**Objective:**
Can you copy out the data exactly? Leave the images out.

begin Data segment

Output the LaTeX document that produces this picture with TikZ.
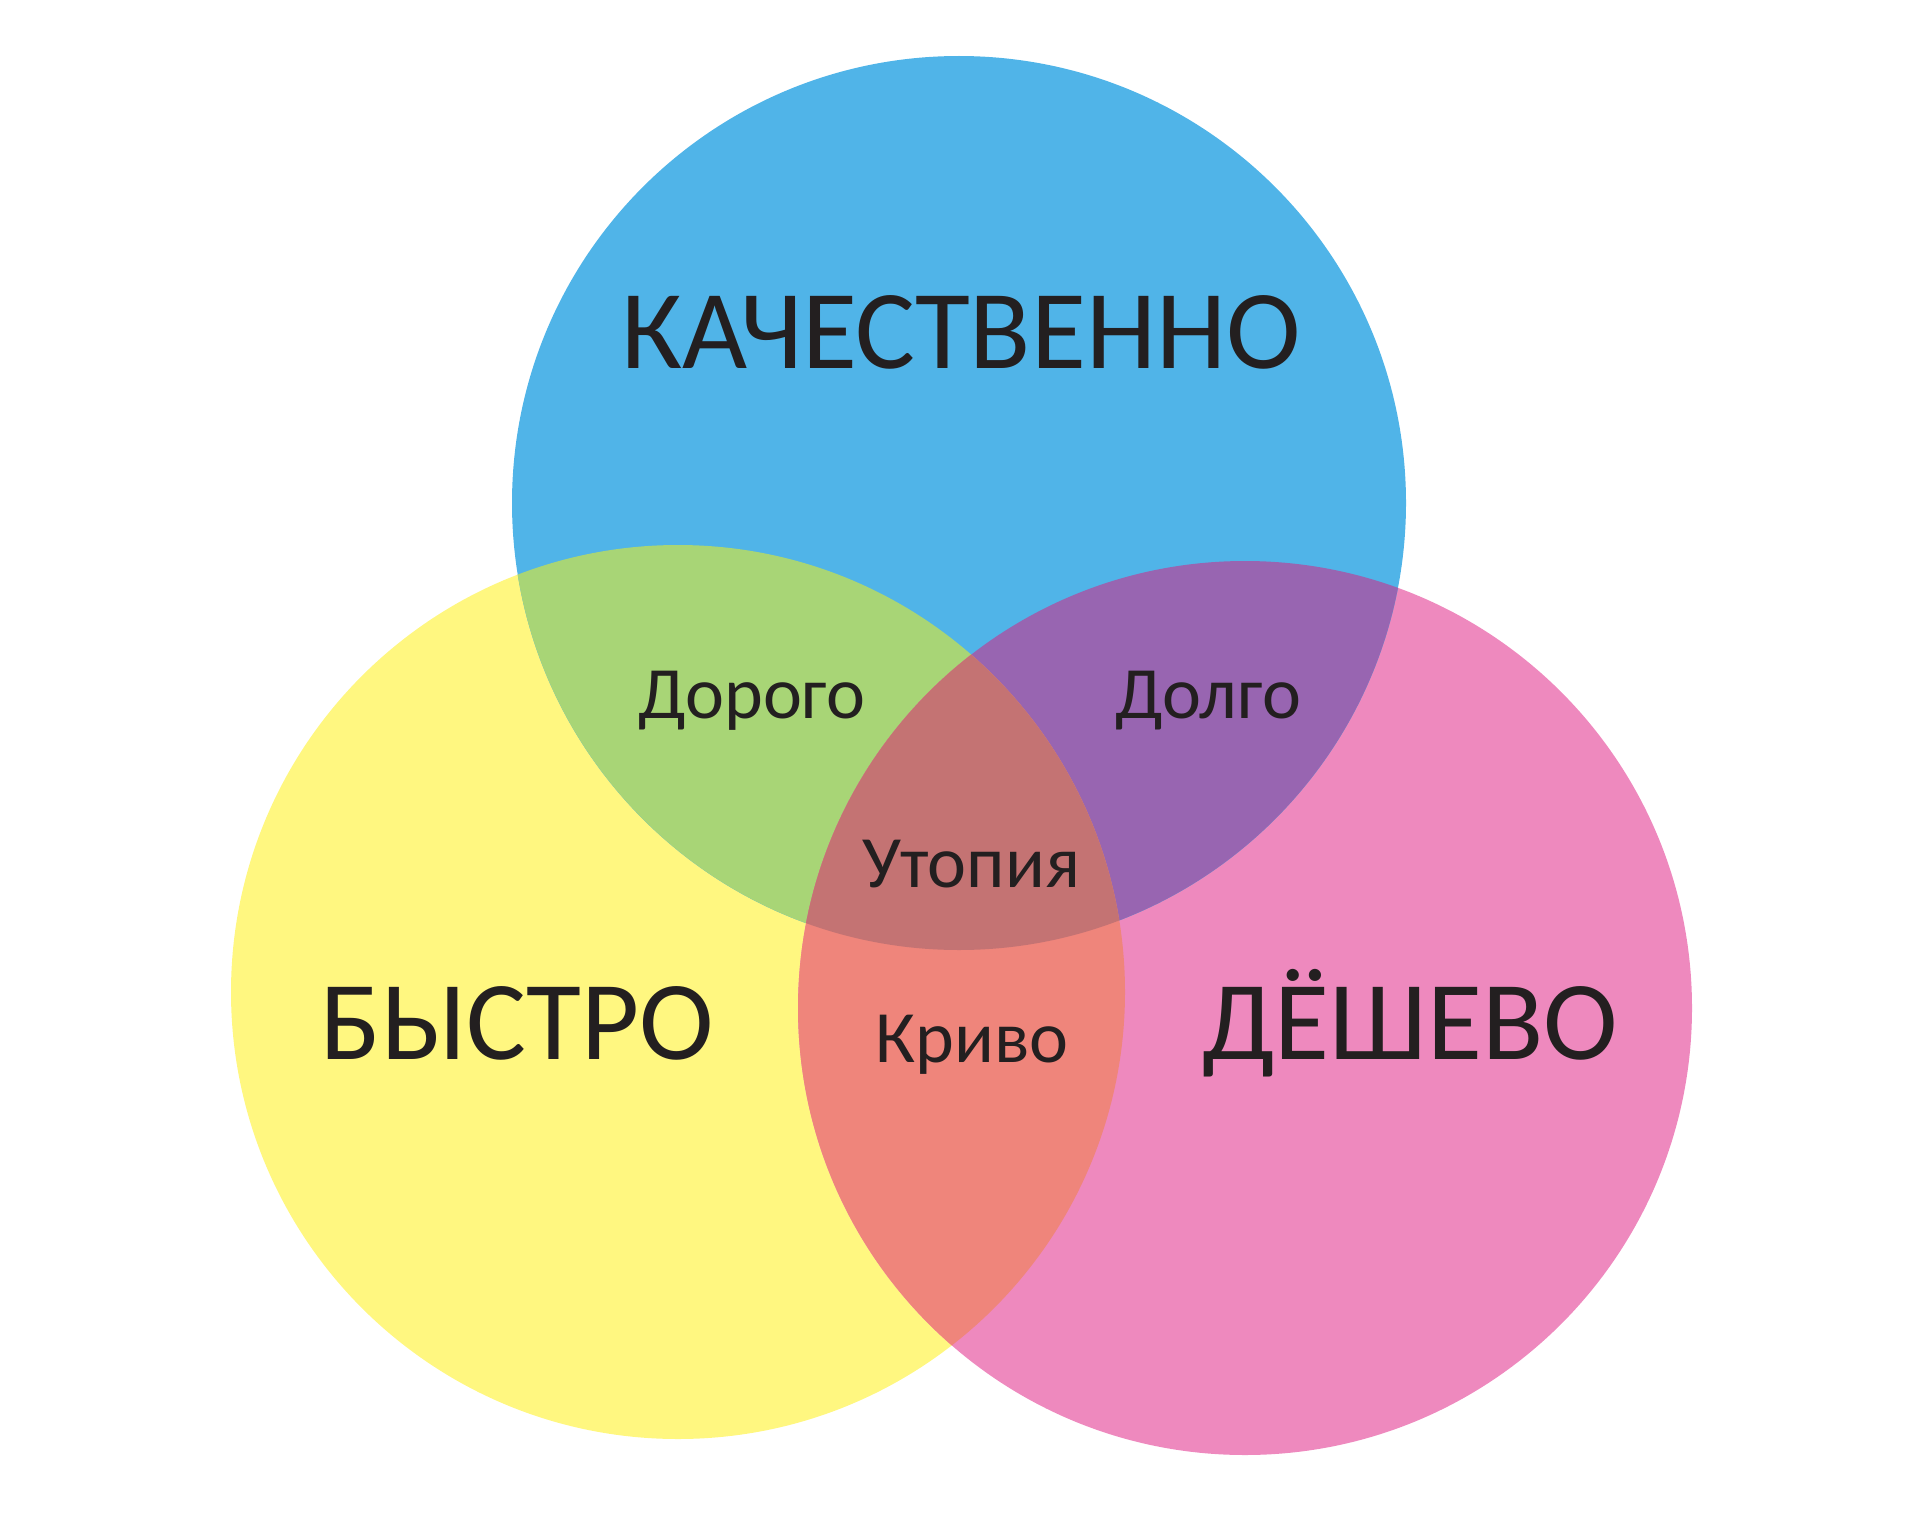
\documentclass[tikz,border=0pt]{standalone}
\usepackage{fontspec}
\setmainfont{Carlito}
\definecolor{kblue}{HTML}{50B4E8}
\definecolor{kyellow}{HTML}{FFF780}
\definecolor{kpink}{HTML}{EE89BE}
\definecolor{kgreen}{HTML}{A8D576}
\definecolor{kpurple}{HTML}{9865B1}
\definecolor{ksalmon}{HTML}{EF857B}
\definecolor{kcentre}{HTML}{C47373}
\definecolor{ktext}{HTML}{231F20}

\begin{document}
\begin{tikzpicture}[big/.style={text=ktext, inner sep=0pt, anchor=base,
				font=\fontsize{32}{36}\selectfont}, small/.style={text=ktext,
				inner sep=0pt, anchor=base, font=\fontsize{21}{25}\selectfont}]
				\useasboundingbox (0,0) rectangle (19.2,15.17);
				\coordinate (cQ) at (9.59,10.14);
				\coordinate (cB) at (6.78,5.25);
				\coordinate (cD) at (12.45,5.09);

			% the three circles
			\fill[kyellow] (cB) circle (4.47);
			\fill[kpink] (cD) circle (4.47);
			\fill[kblue] (cQ) circle (4.47);

			% pairwise overlaps
			\begin{scope}
			\clip (cQ) circle (4.47); \fill[kgreen] (cB) circle (4.47);
			\end{scope}
			\begin{scope}
			\clip (cQ) circle (4.47); \fill[kpurple] (cD) circle (4.47);
			\end{scope}
			\begin{scope}
			\clip (cB) circle (4.47); \fill[ksalmon] (cD) circle (4.47);
			\end{scope}
			\begin{scope}
			\clip (cQ) circle (4.47); \clip (cB) circle (4.47);
			\fill[kcentre] (cD) circle (4.47);
			\end{scope}

			{
			\node[big] (q) at (9.61,11.49) {КАЧЕСТВЕННО};
			\node[big] (b) at (5.17,4.58) {БЫСТРО};
			\node[big] (d) at (14.10,4.58) {ДЁШЕВО};
			}

			{
			\node[small] (qb) at (7.52,7.99) {Дорого};
			\node[small] (qd) at (12.08,7.99) {Долго};
			\node[small] (u) at (9.71,6.30) {Утопия};
			\node[small] (k) at (9.72,4.55) {Криво};
			}
		\end{tikzpicture}
\end{document}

end Data segment

**Final result:**
Output the LaTeX document that produces this picture with TikZ.
\documentclass[tikz,border=0pt]{standalone}
\usepackage{fontspec}
\setmainfont{Carlito}
\definecolor{kblue}{HTML}{50B4E8}
\definecolor{kyellow}{HTML}{FFF780}
\definecolor{kpink}{HTML}{EE89BE}
\definecolor{kgreen}{HTML}{A8D576}
\definecolor{kpurple}{HTML}{9865B1}
\definecolor{ksalmon}{HTML}{EF857B}
\definecolor{kcentre}{HTML}{C47373}
\definecolor{ktext}{HTML}{231F20}

\begin{document}
\begin{tikzpicture}[big/.style={text=ktext, inner sep=0pt, anchor=base,
				font=\fontsize{32}{36}\selectfont}, small/.style={text=ktext,
				inner sep=0pt, anchor=base, font=\fontsize{21}{25}\selectfont}]
				\useasboundingbox (0,0) rectangle (19.2,15.17);
				\coordinate (cQ) at (9.59,10.14);
				\coordinate (cB) at (6.78,5.25);
				\coordinate (cD) at (12.45,5.09);

			% the three circles
			\fill[kyellow] (cB) circle (4.47);
			\fill[kpink] (cD) circle (4.47);
			\fill[kblue] (cQ) circle (4.47);

			% pairwise overlaps
			\begin{scope}
			\clip (cQ) circle (4.47); \fill[kgreen] (cB) circle (4.47);
			\end{scope}
			\begin{scope}
			\clip (cQ) circle (4.47); \fill[kpurple] (cD) circle (4.47);
			\end{scope}
			\begin{scope}
			\clip (cB) circle (4.47); \fill[ksalmon] (cD) circle (4.47);
			\end{scope}
			\begin{scope}
			\clip (cQ) circle (4.47); \clip (cB) circle (4.47);
			\fill[kcentre] (cD) circle (4.47);
			\end{scope}

			{
			\node[big] (q) at (9.61,11.49) {КАЧЕСТВЕННО};
			\node[big] (b) at (5.17,4.58) {БЫСТРО};
			\node[big] (d) at (14.10,4.58) {ДЁШЕВО};
			}

			{
			\node[small] (qb) at (7.52,7.99) {Дорого};
			\node[small] (qd) at (12.08,7.99) {Долго};
			\node[small] (u) at (9.71,6.30) {Утопия};
			\node[small] (k) at (9.72,4.55) {Криво};
			}
		\end{tikzpicture}
\end{document}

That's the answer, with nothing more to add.